В космос можно отправить и кошку, и дрозофил, но есть и цель всех этих путешествий.
Искусство познает, применяя по-новому старые модели и создавая новые. Искусство двигается, изменяясь. Оно изменяет свои методы, но прошлое не исчезает. Искусство одновременно движется, используя старый свой словарь, переосмысляя старые структуры, и как бы и неподвижно. В то же время оно стремительно изменяется, изменяется не для самого изменения, а для того, чтобы через движение вещей, через их перестановку выявилась их ощутимость в их разности.
В старой телефонной книжке имена людей, к которым уже нельзя позвонить. Но имена не вычеркиваются из памяти; не только жил я со своими друзьями, думал вместе с ними. В их ошибках есть большая доля моих ошибок. Вообще мне в жизни не удалось многих сделать счастливее. В их находках, правда, есть моя доля догадливости и след разговоров.
Познакомился с Борисом Михайловичем Эйхенбаумом в 1916 году. Был он удачливым, подающим надежды молодым ученым, писавшим нарядные статьи. Был беден, не тяготился бедностью, музыкант, бросивший скрипку, но не потерявший любовь к музыке, поэт, оставивший стихи, но еще переводивший стихи – переводы его сильно нравились Александру Блоку.
Хороший академический ученый, еще молодой, много испытавший.
В детстве его учили играть на скрипке. Потом он учился в институте Лесгафта.
Музыку он любил страстно; скрипку сохранил, страстно ненавидя.
Были у него необыкновенно красивые руки, легкое и сильное тело.

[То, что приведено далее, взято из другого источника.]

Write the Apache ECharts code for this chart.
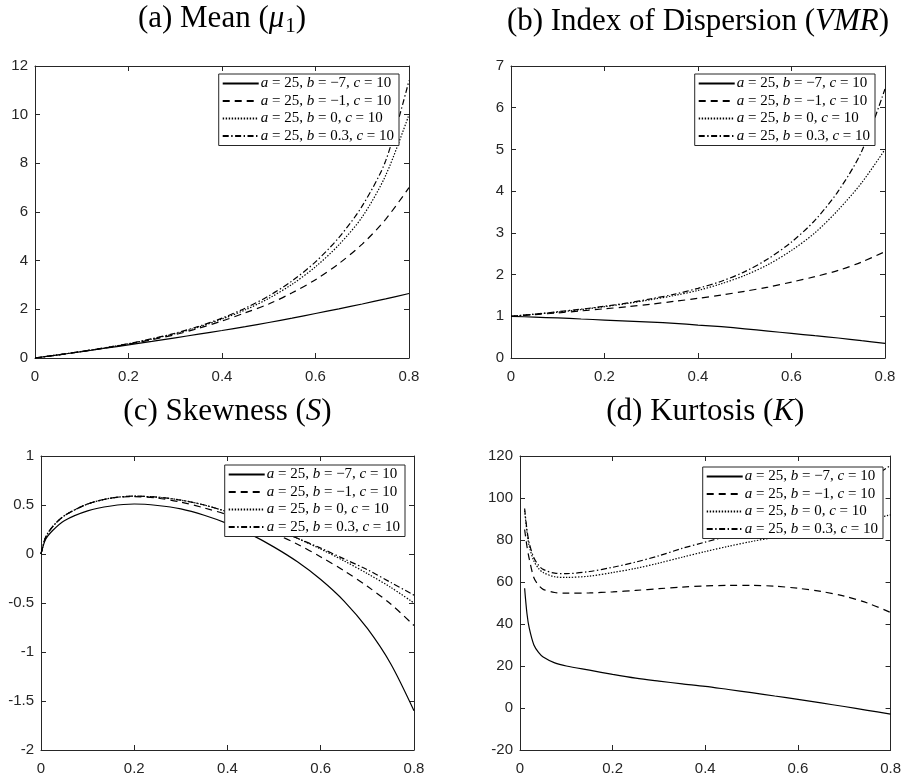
<!DOCTYPE html>
<html><head><meta charset="utf-8">
<script src="https://cdn.jsdelivr.net/npm/echarts@6/dist/echarts.min.js"></script>
<style>html,body{margin:0;padding:0;background:#fff}#c{width:904px;height:781px}</style>
</head><body><div id="c"></div>
<script>
// ---------- data ----------
const seriesNames = ['b=-7', 'b=-1', 'b=0', 'b=0.3'];
const legendLabels = ['{i|a} = 25, {i|b} = \u22127, {i|c} = 10', '{i|a} = 25, {i|b} = \u22121, {i|c} = 10', '{i|a} = 25, {i|b} = 0, {i|c} = 10', '{i|a} = 25, {i|b} = 0.3, {i|c} = 10'];

const xAB = [0, 0.05, 0.1, 0.15, 0.2, 0.25, 0.3, 0.35, 0.4, 0.45, 0.5, 0.55, 0.6, 0.65, 0.7, 0.75, 0.8];
// (a) Mean
const meanBm7 = [0, 0.13, 0.26, 0.40, 0.54, 0.68, 0.83, 0.98, 1.13, 1.29, 1.46, 1.64, 1.83, 2.02, 2.22, 2.43, 2.65];
const meanBm1 = [0, 0.13, 0.27, 0.41, 0.57, 0.75, 0.96, 1.22, 1.52, 1.86, 2.22, 2.68, 3.22, 3.88, 4.68, 5.7, 7.0];
const meanB0 = [0, 0.13, 0.27, 0.42, 0.58, 0.78, 1.0, 1.27, 1.6, 1.98, 2.45, 3.03, 3.75, 4.65, 5.8, 7.5, 10.0];
const meanB03 = [0, 0.13, 0.27, 0.42, 0.59, 0.79, 1.02, 1.3, 1.64, 2.05, 2.55, 3.17, 3.95, 4.95, 6.25, 8.1, 11.4];
// (b) VMR
const vmrBm7 = [1.0, 0.98, 0.96, 0.935, 0.91, 0.885, 0.86, 0.83, 0.79, 0.75, 0.70, 0.645, 0.59, 0.535, 0.48, 0.415, 0.35];
const vmrBm1 = [1.0, 1.04, 1.08, 1.13, 1.18, 1.23, 1.29, 1.36, 1.43, 1.51, 1.6, 1.7, 1.82, 1.95, 2.1, 2.3, 2.55];
const vmrB0 = [1.0, 1.05, 1.1, 1.16, 1.23, 1.31, 1.4, 1.5, 1.62, 1.78, 1.98, 2.24, 2.58, 3.0, 3.55, 4.2, 5.0];
const vmrB03 = [1.0, 1.05, 1.11, 1.17, 1.24, 1.32, 1.42, 1.53, 1.67, 1.84, 2.07, 2.38, 2.78, 3.3, 4.0, 4.95, 6.45];
// (c) Skewness
const xC = [0, 0.01, 0.025, 0.05, 0.1, 0.15, 0.2, 0.25, 0.3, 0.35, 0.4, 0.45, 0.5, 0.55, 0.6, 0.65, 0.7, 0.75, 0.8];
const skBm7 = [0, 0.15, 0.24, 0.34, 0.44, 0.49, 0.51, 0.495, 0.46, 0.395, 0.31, 0.2, 0.07, -0.08, -0.26, -0.48, -0.76, -1.12, -1.6];
const skBm1 = [0, 0.17, 0.28, 0.39, 0.51, 0.57, 0.585, 0.57, 0.53, 0.47, 0.4, 0.31, 0.21, 0.1, -0.03, -0.17, -0.33, -0.51, -0.73];
const skB0 = [0, 0.17, 0.28, 0.39, 0.51, 0.57, 0.59, 0.58, 0.55, 0.5, 0.43, 0.35, 0.26, 0.16, 0.05, -0.07, -0.2, -0.34, -0.5];
const skB03 = [0, 0.17, 0.28, 0.39, 0.51, 0.57, 0.59, 0.58, 0.55, 0.5, 0.43, 0.35, 0.26, 0.16, 0.06, -0.05, -0.16, -0.29, -0.42];
// (d) Kurtosis
const xD = [0.01, 0.015, 0.02, 0.03, 0.04, 0.05, 0.075, 0.1, 0.15, 0.2, 0.25, 0.3, 0.35, 0.4, 0.45, 0.5, 0.55, 0.6, 0.65, 0.7, 0.75, 0.8];
const kuBm7 = [57, 45, 38, 30, 26.5, 24.3, 21.5, 20, 18, 16, 14.2, 12.8, 11.5, 10.3, 8.8, 7.3, 5.7, 4.1, 2.4, 0.7, -1.1, -2.9];
const kuBm1 = [85, 77, 71, 62, 58.5, 56.5, 55, 54.7, 54.8, 55.3, 56, 56.8, 57.6, 58.1, 58.4, 58.4, 58, 57, 55.5, 53.3, 50, 45.5];
const kuB0 = [94, 84, 77, 70, 66.5, 64.5, 62.5, 62.2, 62.8, 64.5, 66.5, 69, 71.8, 74.5, 77, 79.3, 81.3, 83.3, 85.3, 87.3, 89.5, 92];
const kuB03 = [95, 85, 78.5, 71.5, 68, 66, 64.2, 64, 65, 67, 69.5, 72.5, 76, 79, 82, 85.5, 89, 93, 97.5, 102.5, 108.5, 115.5];

// ---------- styles ----------
const AX = '#262626';
const lineTypes = ['solid', [7, 5], [1.4, 1.6], [6, 2.5, 1.4, 2.5]];
const panels = [
  {title: '(a) Mean ({i|\u03bc}{sub|1})', x: xAB, ys: [meanBm7, meanBm1, meanB0, meanB03], ymin: 0, ymax: 12, yint: 2,
   grid: {left: 35, top: 66, width: 374, height: 292}, legend: {right: 505, top: 74}},
  {title: '(b) Index of Dispersion ({i|VMR})', x: xAB, ys: [vmrBm7, vmrBm1, vmrB0, vmrB03], ymin: 0, ymax: 7, yint: 1,
   grid: {left: 511, top: 66, width: 374, height: 292}, legend: {right: 29, top: 74}},
  {title: '(c) Skewness ({i|S})', x: xC, ys: [skBm7, skBm1, skB0, skB03], ymin: -2, ymax: 1, yint: 0.5,
   grid: {left: 41, top: 456, width: 373, height: 294}, legend: {right: 499, top: 465}},
  {title: '(d) Kurtosis ({i|K})', x: xD, ys: [kuBm7, kuBm1, kuB0, kuB03], ymin: -20, ymax: 120, yint: 20,
   grid: {left: 520, top: 456, width: 374, height: 294}, legend: {right: 21, top: 467}}
];

const TF = 31;
const titleRich = {
  i: {fontFamily: 'Liberation Serif', fontStyle: 'italic', fontSize: TF, color: '#000'},
  sub: {fontFamily: 'Liberation Serif', fontSize: 21, color: '#000', verticalAlign: 'bottom', padding: [16, 0, 0, 1]}
};

const grids = [], xAxes = [], yAxes = [], series = [], legends = [];
panels.forEach((p, i) => {
  grids.push(Object.assign({containLabel: false}, p.grid));
  const common = {
    gridIndex: i, type: 'value',
    axisLine: {show: true, onZero: false, lineStyle: {color: AX, width: 1}},
    axisTick: {show: true, inside: true, length: 5, lineStyle: {color: AX, width: 1}},
    splitLine: {show: false}
  };
  const lbl = {color: AX, fontFamily: 'Liberation Sans', fontSize: 15};
  xAxes.push(Object.assign({}, common, {position: 'bottom', min: 0, max: 0.8, interval: 0.2,
    axisLabel: Object.assign({margin: 11}, lbl)}));
  xAxes.push(Object.assign({}, common, {position: 'top', min: 0, max: 0.8, interval: 0.2, axisLabel: {show: false},
    name: p.title, nameLocation: 'middle', nameGap: 29,
    nameTextStyle: {fontFamily: 'Liberation Serif', fontSize: TF, color: '#000', rich: titleRich}}));
  yAxes.push(Object.assign({}, common, {position: 'left', min: p.ymin, max: p.ymax, interval: p.yint,
    axisLabel: Object.assign({margin: 7}, lbl)}));
  yAxes.push(Object.assign({}, common, {position: 'right', min: p.ymin, max: p.ymax, interval: p.yint, axisLabel: {show: false}}));
  p.ys.forEach((ys, k) => {
    series.push({
      name: seriesNames[k], type: 'line', xAxisIndex: 2 * i, yAxisIndex: 2 * i,
      data: p.x.map((xv, j) => [xv, ys[j]]),
      symbol: 'none', smooth: 0.3,
      lineStyle: {color: '#000', width: 1.2, type: lineTypes[k]},
      itemStyle: {color: '#000'}, z: 2
    });
  });
  legends.push({
    orient: 'vertical', right: p.legend.right, top: p.legend.top,
    data: seriesNames, itemWidth: 36, itemHeight: 14, itemGap: 2.5,
    backgroundColor: '#fff', borderColor: AX, borderWidth: 1, padding: [2, 5, 2, 3],
    selectedMode: false, z: 10,
    itemStyle: {opacity: 0},
    formatter: name => legendLabels[seriesNames.indexOf(name)],
    textStyle: {fontFamily: 'Liberation Serif', fontSize: 15, color: '#000', padding: [0, 0, 0, -3],
      rich: {i: {fontFamily: 'Liberation Serif', fontStyle: 'italic', fontSize: 15, color: '#000'}}}
  });
});

const chart = echarts.init(document.getElementById('c'), null, {renderer: 'canvas'});
chart.setOption({
  animation: false, backgroundColor: '#fff',
  grid: grids, xAxis: xAxes, yAxis: yAxes, legend: legends, series: series
});
</script></body></html>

Познакомились мы на Саперном переулке, около дома, два балкона которого поддерживали четыре титана, сделанных из гипса и покрашенных в серый гранитный цвет.
Уже шли военные годы: титаны износились, видны были их тяжелые раны – белый гипс.
Познакомились, подружились.
Борис Михайлович, пройдя много путей, к тому времени был уже сложившийся филолог.
У него впереди была светлая и внятная судьба.
Я ему испортил жизнь, введя его в спор.
Этот вежливый, спокойный, хорошо говорящий человек умел договаривать все до конца, был вежлив, но не уступал.
Он был человеком вежливо-крайних убеждений.
Вокруг теснились улицы и переулки с названиями: Знаменская, Бассейная и Манежная, Саперный, Батарейный.
Между нами и Невой улицы Кирочная, Захарьинская, Шпалерная. Тянулись казармы с часовыми у ворот, места глухие.
Шла долгая война, появились на улицах раненые в халатах и очереди, стоящие у магазинов с сибирским мороженым мясом.
Кончалась Империя.
На улицах унтеры учили строю новобранцев.
Надо было ловко стучать каблуком при поворотах, но скособочившиеся третьеочередные сапоги только шаркали.
Бабушку свою помню; она, стоя на тротуаре, причитала негромко:
– И как он может быть исправным солдатом, пока не дали ему исправной одежды.